*Short exercise*. Please transcribe the data below exactly. Leave the pictures out.
** Start Given data **
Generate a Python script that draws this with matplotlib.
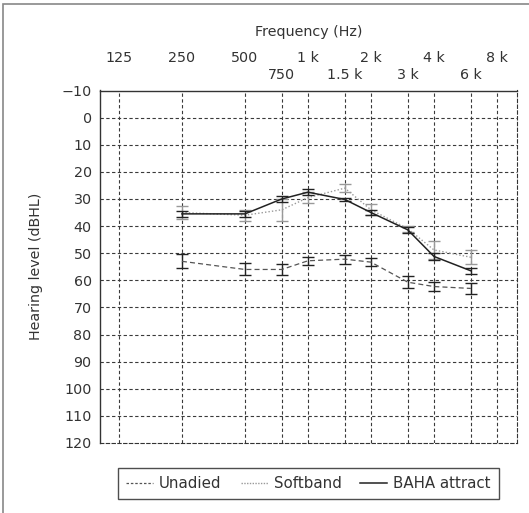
import matplotlib
matplotlib.use("Agg")
import matplotlib.pyplot as plt
from matplotlib.lines import Line2D
from matplotlib.patches import Rectangle
from matplotlib.ticker import FixedLocator, FixedFormatter

# audiogram data (dBHL)
freqs = [250, 500, 750, 1000, 1500, 2000, 3000, 4000, 6000]
unaided = [53, 56, 56, 52.8, 52.2, 53.3, 60.7, 62.3, 63]
unaided_err = [2.6, 2.2, 2.0, 1.5, 1.7, 1.6, 2.3, 1.8, 2.0]
softband = [35, 36, 34, 29.5, 26, 34, 41, 48.8, 51.5]
softband_err = [2.5, 2.0, 4.0, 2.0, 1.5, 2.0, 1.2, 3.2, 2.6]
baha = [35.5, 35.5, 30, 27.5, 30.2, 35, 41.4, 51.2, 56.5]
baha_err = [1.0, 1.0, 1.0, 1.0, 0.6, 1.0, 1.0, 1.2, 1.2]

major_freqs = [125, 250, 500, 1000, 2000, 4000, 8000]
major_labels = ["125", "250", "500", "1 k", "2 k", "4 k", "8 k"]
minor_freqs = [750, 1500, 3000, 6000]
minor_labels = ["750", "1.5 k", "3 k", "6 k"]
db_ticks = list(range(-10, 121, 10))

plt.rcParams['font.family'] = ['DejaVu Sans']
plt.rcParams['font.size'] = 10.3

fig = plt.figure(figsize=(5.29, 5.13), dpi=100)
ax = fig.add_axes([100 / 529, 1 - 443 / 513, 417 / 529, 352.5 / 513])

ax.set_xscale('log', base=2)
ax.set_xlim(101.5, 9970)
ax.set_ylim(120, -10)

grid_kw = dict(color='#3a3a3a', lw=0.8, dashes=(3, 2.2), zorder=1)
for f in major_freqs + minor_freqs:
    ax.axvline(f, **grid_kw)
for d in db_ticks[1:-1]:
    ax.axhline(d, **grid_kw)

ax.errorbar(freqs, unaided, yerr=unaided_err, color='#555555', ecolor='#222222',
            lw=0.9, dashes=(4, 2.5), elinewidth=1.0, capsize=4, capthick=1.0, zorder=3)
ax.errorbar(freqs, softband, yerr=softband_err, color='#999999', ecolor='#999999',
            lw=1.0, dashes=(1, 1.5), elinewidth=1.0, capsize=4, capthick=1.0, zorder=3)
ax.errorbar(freqs, baha, yerr=baha_err, color='#222222', ecolor='#222222',
            lw=1.1, elinewidth=1.0, capsize=4, capthick=1.0, zorder=4)

ax.xaxis.set_major_locator(FixedLocator(major_freqs))
ax.xaxis.set_major_formatter(FixedFormatter(major_labels))
ax.xaxis.set_minor_locator(FixedLocator(minor_freqs))
ax.xaxis.set_minor_formatter(FixedFormatter(minor_labels))
ax.xaxis.tick_top()
ax.tick_params(axis='x', which='major', length=0, pad=18.5, colors='#333333')
ax.tick_params(axis='x', which='minor', length=0, pad=6, colors='#333333')
ax.xaxis.set_label_position('top')
ax.set_xlabel('Frequency (Hz)', labelpad=11, color='#333333')

ax.set_yticks(db_ticks)
ax.set_yticklabels([str(d).replace('-', '\u2212') for d in db_ticks])
ax.tick_params(axis='y', length=0, pad=6, colors='#333333')
ax.set_ylabel('Hearing level (dBHL)', labelpad=13, color='#333333')

for side in ['top', 'left']:
    ax.spines[side].set_color('#333333')
    ax.spines[side].set_linewidth(1.0)
for side in ['bottom', 'right']:
    ax.spines[side].set_color('#333333')
    ax.spines[side].set_linewidth(0.8)
    ax.spines[side].set_linestyle((0, (3, 2.2)))

handles = [
    Line2D([], [], color='#555555', lw=0.9, dashes=(2, 1.5)),
    Line2D([], [], color='#999999', lw=1.0, dashes=(1, 1)),
    Line2D([], [], color='#222222', lw=1.1),
]
leg = fig.legend(handles, ['Unadied', 'Softband', 'BAHA attract'], ncol=3,
                 loc='lower left', mode='expand', fontsize=10.8,
                 bbox_to_anchor=(118 / 529, 1 - 499 / 513, 381 / 529, 37 / 513),
                 frameon=True, fancybox=False, edgecolor='#222222',
                 handlelength=1.8, handletextpad=0.4, columnspacing=1.0,
                 borderaxespad=0, borderpad=0.55)
leg.get_frame().set_linewidth(1.0)
for t in leg.get_texts():
    t.set_color('#333333')

fig.add_artist(Rectangle((3 / 529, -0.1), 1.2, 1.1 - 4 / 513, transform=fig.transFigure,
                         fill=False, edgecolor='#888888', lw=1.2))

fig.savefig('out.png', dpi=100)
** End Given data **
*Exercise result*.
Generate a Python script that draws this with matplotlib.
import matplotlib
matplotlib.use("Agg")
import matplotlib.pyplot as plt
from matplotlib.lines import Line2D
from matplotlib.patches import Rectangle
from matplotlib.ticker import FixedLocator, FixedFormatter

# audiogram data (dBHL)
freqs = [250, 500, 750, 1000, 1500, 2000, 3000, 4000, 6000]
unaided = [53, 56, 56, 52.8, 52.2, 53.3, 60.7, 62.3, 63]
unaided_err = [2.6, 2.2, 2.0, 1.5, 1.7, 1.6, 2.3, 1.8, 2.0]
softband = [35, 36, 34, 29.5, 26, 34, 41, 48.8, 51.5]
softband_err = [2.5, 2.0, 4.0, 2.0, 1.5, 2.0, 1.2, 3.2, 2.6]
baha = [35.5, 35.5, 30, 27.5, 30.2, 35, 41.4, 51.2, 56.5]
baha_err = [1.0, 1.0, 1.0, 1.0, 0.6, 1.0, 1.0, 1.2, 1.2]

major_freqs = [125, 250, 500, 1000, 2000, 4000, 8000]
major_labels = ["125", "250", "500", "1 k", "2 k", "4 k", "8 k"]
minor_freqs = [750, 1500, 3000, 6000]
minor_labels = ["750", "1.5 k", "3 k", "6 k"]
db_ticks = list(range(-10, 121, 10))

plt.rcParams['font.family'] = ['DejaVu Sans']
plt.rcParams['font.size'] = 10.3

fig = plt.figure(figsize=(5.29, 5.13), dpi=100)
ax = fig.add_axes([100 / 529, 1 - 443 / 513, 417 / 529, 352.5 / 513])

ax.set_xscale('log', base=2)
ax.set_xlim(101.5, 9970)
ax.set_ylim(120, -10)

grid_kw = dict(color='#3a3a3a', lw=0.8, dashes=(3, 2.2), zorder=1)
for f in major_freqs + minor_freqs:
    ax.axvline(f, **grid_kw)
for d in db_ticks[1:-1]:
    ax.axhline(d, **grid_kw)

ax.errorbar(freqs, unaided, yerr=unaided_err, color='#555555', ecolor='#222222',
            lw=0.9, dashes=(4, 2.5), elinewidth=1.0, capsize=4, capthick=1.0, zorder=3)
ax.errorbar(freqs, softband, yerr=softband_err, color='#999999', ecolor='#999999',
            lw=1.0, dashes=(1, 1.5), elinewidth=1.0, capsize=4, capthick=1.0, zorder=3)
ax.errorbar(freqs, baha, yerr=baha_err, color='#222222', ecolor='#222222',
            lw=1.1, elinewidth=1.0, capsize=4, capthick=1.0, zorder=4)

ax.xaxis.set_major_locator(FixedLocator(major_freqs))
ax.xaxis.set_major_formatter(FixedFormatter(major_labels))
ax.xaxis.set_minor_locator(FixedLocator(minor_freqs))
ax.xaxis.set_minor_formatter(FixedFormatter(minor_labels))
ax.xaxis.tick_top()
ax.tick_params(axis='x', which='major', length=0, pad=18.5, colors='#333333')
ax.tick_params(axis='x', which='minor', length=0, pad=6, colors='#333333')
ax.xaxis.set_label_position('top')
ax.set_xlabel('Frequency (Hz)', labelpad=11, color='#333333')

ax.set_yticks(db_ticks)
ax.set_yticklabels([str(d).replace('-', '\u2212') for d in db_ticks])
ax.tick_params(axis='y', length=0, pad=6, colors='#333333')
ax.set_ylabel('Hearing level (dBHL)', labelpad=13, color='#333333')

for side in ['top', 'left']:
    ax.spines[side].set_color('#333333')
    ax.spines[side].set_linewidth(1.0)
for side in ['bottom', 'right']:
    ax.spines[side].set_color('#333333')
    ax.spines[side].set_linewidth(0.8)
    ax.spines[side].set_linestyle((0, (3, 2.2)))

handles = [
    Line2D([], [], color='#555555', lw=0.9, dashes=(2, 1.5)),
    Line2D([], [], color='#999999', lw=1.0, dashes=(1, 1)),
    Line2D([], [], color='#222222', lw=1.1),
]
leg = fig.legend(handles, ['Unadied', 'Softband', 'BAHA attract'], ncol=3,
                 loc='lower left', mode='expand', fontsize=10.8,
                 bbox_to_anchor=(118 / 529, 1 - 499 / 513, 381 / 529, 37 / 513),
                 frameon=True, fancybox=False, edgecolor='#222222',
                 handlelength=1.8, handletextpad=0.4, columnspacing=1.0,
                 borderaxespad=0, borderpad=0.55)
leg.get_frame().set_linewidth(1.0)
for t in leg.get_texts():
    t.set_color('#333333')

fig.add_artist(Rectangle((3 / 529, -0.1), 1.2, 1.1 - 4 / 513, transform=fig.transFigure,
                         fill=False, edgecolor='#888888', lw=1.2))

fig.savefig('out.png', dpi=100)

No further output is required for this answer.